My apologies for being incorrect on the credits for the ‘Betrayal’ story. I thought it was during Morrison’s JLA, but since I only borrowed the trades out of the library (and then quite some time ago), I didn’t have the contents on hand to check. Thank you for the correction.
“While a lot of people wrote Batman like that for a very long time, Morrison and Dini and company are making him more like what he once was; a father figure that puts together a large family.”
I agree that Batman has been more encouraging and supportive of his allies as of the OYL storyline to current. But I still can’t see him as a ‘father figure’ or the cast as any sort of “family” because of how dysfunctional and destructive many of his supporting cast members are to themselves and to one another. To me it’s more “Bruce Wayne’s Rehabilitation Center For Screwball Teenage Assassins and Wayward Heroes”.
gentlesatirist
September 12, 2008 at 8:11 am
Have to respectfully disagree with Greg’s original contention – on the classic comics board – that the DC Animated line has been written for the adult fans who are buying the comics for their kids.
I’ve been buying titles like Batman Adventures, Teen Titans Go and Justice League Adventures for my kids for years now.
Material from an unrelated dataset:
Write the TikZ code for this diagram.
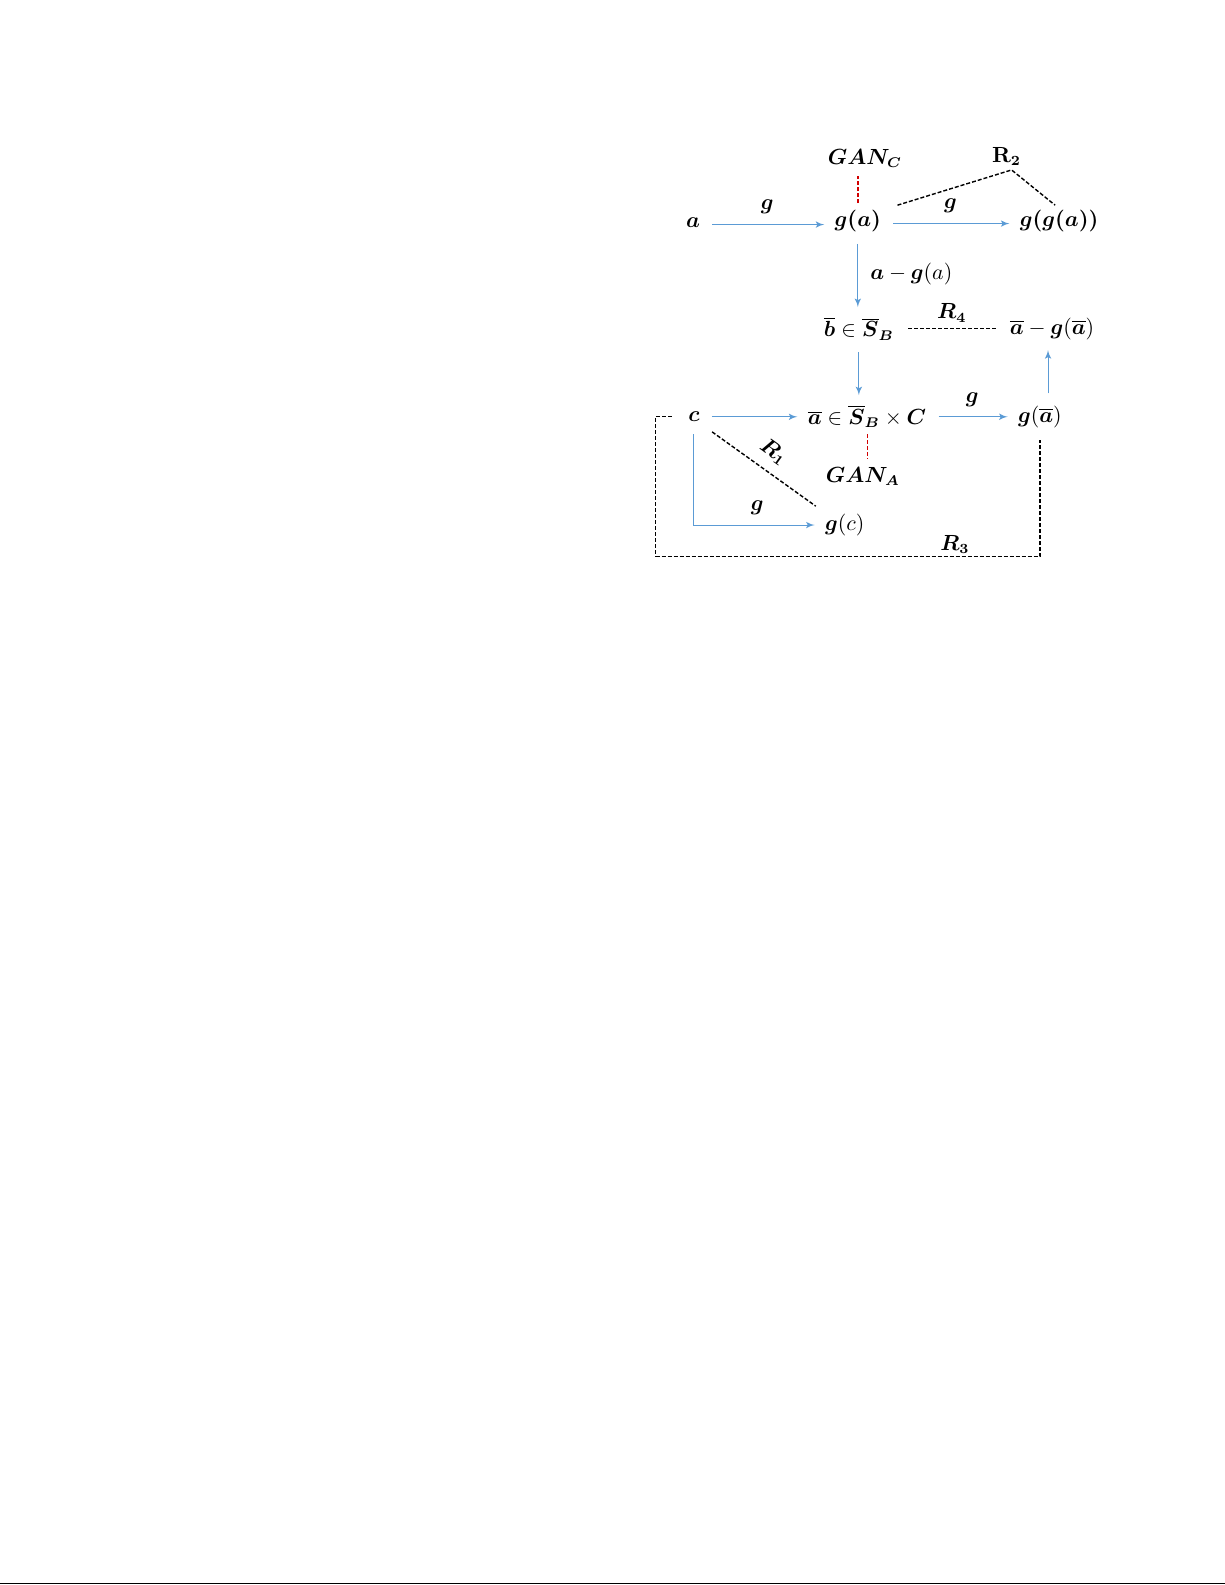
\documentclass[tikz,border=0pt]{standalone}
\usepackage{bm}
\usetikzlibrary{arrows, calc, positioning}
\definecolor{mapblue}{RGB}{91,155,213}
\definecolor{ganred}{RGB}{210,0,0}

\begin{document}
\begin{tikzpicture}[x=0.5058pt, y=-0.5058pt, >=latex', auto,
    every node/.style={font=\fontsize{10.5}{12}\selectfont, inner sep=2pt},
    map/.style={->, draw=mapblue, line width=0.5pt, shorten <=4pt, shorten >=3pt},
    rel/.style={draw=black, line width=0.7pt, dash pattern=on 2pt off 1pt},
    gan/.style={draw=ganred, dash pattern=on 2pt off 1pt, shorten <=1pt, shorten >=2pt}]

    \useasboundingbox (0pt,0pt) rectangle (612.5pt,-792.5pt);

    \node         (A)     at (685,220)  {$\bm a$};
    \node         (GA)    at (848,218)  {$\bm{g(a)}$};
    \node         (GGA)   at (1047,218) {$\bm{g(g(a))}$};
    \node         (GANC)  at (855,157)  {$\bm{GAN_C}$};
    \node         (RII)   at (995,155)  {$\mathbf{R}_{\mathbf{2}}$};
    \coordinate   (Rtop)  at (1000,168);
    \node         (B)     at (849,325)  {$\overline{\bm b}\in\overline{\bm S}_{\bm B}$};
    \node         (AG)    at (1040,325) {$\overline{\bm a}-\bm g(\overline{\bm a})$};
    \node         (C)     at (686,412)  {$\bm c$};
    \node         (ABAR)  at (857,412)  {$\overline{\bm a}\in\overline{\bm S}_{\bm B}\times\bm C$};
    \node         (GABAR) at (1028,412) {$\bm g(\overline{\bm a})$};
    \node         (GANA)  at (853,471)  {$\bm{GAN_A}$};
    \node         (GC)    at (835,519)  {$\bm g(c)$};
    \node         (RIII)  at (944,538)  {$\bm{R_3}$};
    \coordinate   (Rcorner) at (648,550);
    \coordinate   (Pleft)   at (0,1565.5);
    \coordinate   (Pright)  at (1215,1565.5);

    % blue maps
    \draw[map] ($(A.east)+(0,2)$) -- node[above=3pt] {$\bm g$} ($(A.east -| GA.west)+(0,2)$);
    \draw[map] ($(GA.east)+(0,3)$) -- node[above=3pt] {$\bm g$} ($(GA.east -| GGA.west)+(0,3)$);
    \draw[map] (GA.south) -- node[right=4pt] {$\bm a-\bm g(a)$} (GA.south |- B.north);
    \draw[map] (B.south) -- (B.south |- ABAR.north);
    \draw[map] (C.east) -- (C.east -| ABAR.west);
    \draw[map] (ABAR.east) -- node[above=3pt] {$\bm g$} (ABAR.east -| GABAR.west);
    \draw[map] ($(GABAR.north)+(8,0)$) -- ($(GABAR.north |- AG.south)+(8,0)$);
    \draw[map] (C.south) |- node[pos=0.75, above=3pt] {$\bm g$} (GC.west);

    % GAN links
    \draw[gan, line width=0.8pt] (GA.north) -- (GA.north |- GANC.south);
    \draw[gan, line width=0.4pt] (ABAR.south) -- (ABAR.south |- GANA.north);

    % relations
    \draw[rel] ($(GA.north east)+(12,0)$) -- (Rtop) -- ($(GGA.north)+(-4,0)$);
    \draw[rel, shorten <=5pt, shorten >=5pt] (B.east) -- node[above=1pt] {$\bm{R_4}$} (AG.west);
    \draw[rel, shorten <=5pt, shorten >=3pt] (C.south east) -- node[above=3pt, sloped] {$\bm{R_1}$} (GC.north west);
    \draw[rel, shorten <=6pt, shorten >=4pt] (C.west) -| (Rcorner) -| (GABAR.south);

    \draw[line width=0.8pt] (Pleft) -- (Pright);
\end{tikzpicture}
\end{document}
My daughter is now 11 and my son is 8. Lately, my daughter’s been leaning more toward the Archie comics, but she had read the others as well. My son now enjoys the new Super Friends and Tiny Titans comics.
In the past, I’ve tried to get my kids into books or toys I enjoyed as a kid. Some of these efforts failed. However, the DC animated comics were a successful way for me to get my kids interested in comics.
Maybe my family is an exception, but I wanted to point this out to Greg, who clearly has spent much time on the subject.